▶ **GIVEN INSTRUCTION**
Copy the data precisely, character for character, and leave out every picture.

▶ **SOURCE MATERIAL**
------------

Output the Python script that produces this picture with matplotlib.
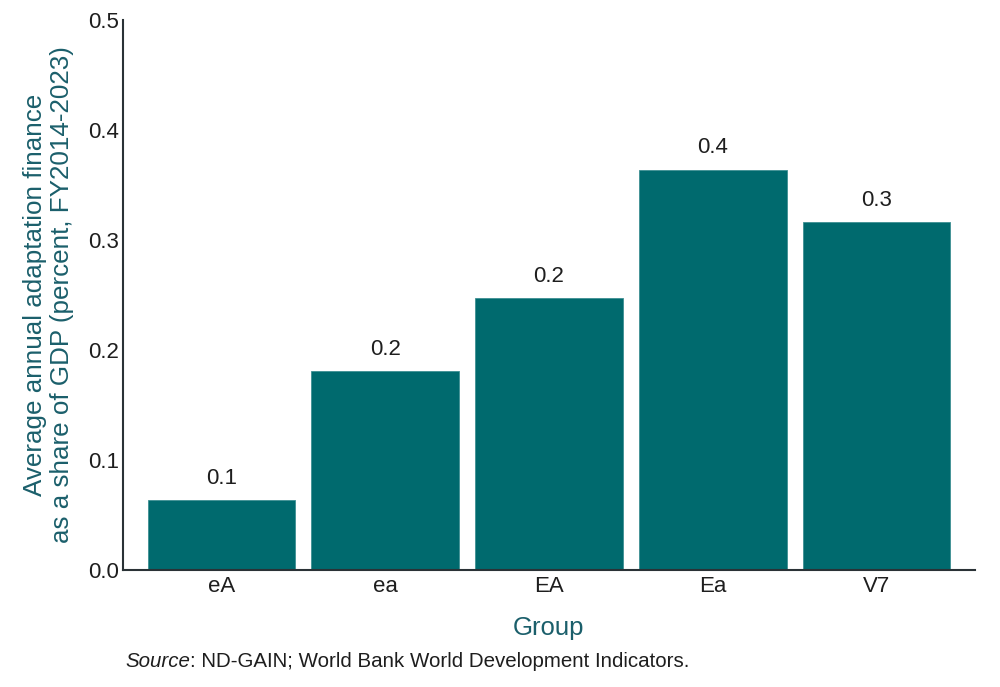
import matplotlib
matplotlib.use("Agg")
import matplotlib.pyplot as plt

categories = ["eA", "ea", "EA", "Ea", "V7"]
values = [0.0636, 0.181, 0.247, 0.364, 0.316]
value_labels = ["0.1", "0.2", "0.2", "0.4", "0.3"]
yticks = [0.0, 0.1, 0.2, 0.3, 0.4, 0.5]
ytick_labels = ["0.0", "0.1", "0.2", "0.3", "0.4", "0.5"]

plt.rcParams['font.family'] = ['Liberation Sans', 'DejaVu Sans']

bar_color = "#006A6E"
label_color = "#1B5F6B"
text_color = "#1E1E1E"

fig = plt.figure(figsize=(10, 6.87), dpi=100)
ax = fig.add_axes([0.123, 0.1703, 0.852, 0.8006])

x = list(range(len(categories)))
ax.bar(x, values, width=0.9, color=bar_color, edgecolor="#3E8F93", linewidth=0.6)
for xi, v, lab in zip(x, values, value_labels):
    ax.annotate(lab, (xi, v), xytext=(0, 8), textcoords="offset points",
                ha="center", va="bottom", fontsize=16, color=text_color)

ax.set_xlim(-0.6, 4.6)
ax.set_ylim(0, 0.5)
ax.set_xticks(x)
ax.set_xticklabels(categories)
ax.set_yticks(yticks)
ax.set_yticklabels(ytick_labels)
ax.tick_params(axis="both", length=0, labelsize=16, labelcolor=text_color)
ax.tick_params(axis="x", pad=4)
ax.tick_params(axis="y", pad=3)
for s in ["top", "right"]:
    ax.spines[s].set_visible(False)
for s in ["left", "bottom"]:
    ax.spines[s].set_color("#2A3236")
    ax.spines[s].set_linewidth(1.5)

ax.set_xlabel("Group", fontsize=18.5, color=label_color, labelpad=14)
ax.set_ylabel("Average annual adaptation finance\nas a share of GDP (percent, FY2014-2023)",
              fontsize=18.7, color=label_color, labelpad=10, linespacing=1.15)

src = fig.text(0.125, 0.037, "Source", fontsize=14.8, color=text_color, va="center", style="italic")
fig.canvas.draw()
bb = src.get_window_extent()
x1 = bb.x1 / fig.bbox.width
fig.text(x1, 0.037, ": ND-GAIN; World Bank World Development Indicators.", fontsize=14.8,
         color=text_color, va="center")

fig.savefig("out.png", dpi=100)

------------

▶ **FULL ANSWER**
Output the Python script that produces this picture with matplotlib.
import matplotlib
matplotlib.use("Agg")
import matplotlib.pyplot as plt

categories = ["eA", "ea", "EA", "Ea", "V7"]
values = [0.0636, 0.181, 0.247, 0.364, 0.316]
value_labels = ["0.1", "0.2", "0.2", "0.4", "0.3"]
yticks = [0.0, 0.1, 0.2, 0.3, 0.4, 0.5]
ytick_labels = ["0.0", "0.1", "0.2", "0.3", "0.4", "0.5"]

plt.rcParams['font.family'] = ['Liberation Sans', 'DejaVu Sans']

bar_color = "#006A6E"
label_color = "#1B5F6B"
text_color = "#1E1E1E"

fig = plt.figure(figsize=(10, 6.87), dpi=100)
ax = fig.add_axes([0.123, 0.1703, 0.852, 0.8006])

x = list(range(len(categories)))
ax.bar(x, values, width=0.9, color=bar_color, edgecolor="#3E8F93", linewidth=0.6)
for xi, v, lab in zip(x, values, value_labels):
    ax.annotate(lab, (xi, v), xytext=(0, 8), textcoords="offset points",
                ha="center", va="bottom", fontsize=16, color=text_color)

ax.set_xlim(-0.6, 4.6)
ax.set_ylim(0, 0.5)
ax.set_xticks(x)
ax.set_xticklabels(categories)
ax.set_yticks(yticks)
ax.set_yticklabels(ytick_labels)
ax.tick_params(axis="both", length=0, labelsize=16, labelcolor=text_color)
ax.tick_params(axis="x", pad=4)
ax.tick_params(axis="y", pad=3)
for s in ["top", "right"]:
    ax.spines[s].set_visible(False)
for s in ["left", "bottom"]:
    ax.spines[s].set_color("#2A3236")
    ax.spines[s].set_linewidth(1.5)

ax.set_xlabel("Group", fontsize=18.5, color=label_color, labelpad=14)
ax.set_ylabel("Average annual adaptation finance\nas a share of GDP (percent, FY2014-2023)",
              fontsize=18.7, color=label_color, labelpad=10, linespacing=1.15)

src = fig.text(0.125, 0.037, "Source", fontsize=14.8, color=text_color, va="center", style="italic")
fig.canvas.draw()
bb = src.get_window_extent()
x1 = bb.x1 / fig.bbox.width
fig.text(x1, 0.037, ": ND-GAIN; World Bank World Development Indicators.", fontsize=14.8,
         color=text_color, va="center")

fig.savefig("out.png", dpi=100)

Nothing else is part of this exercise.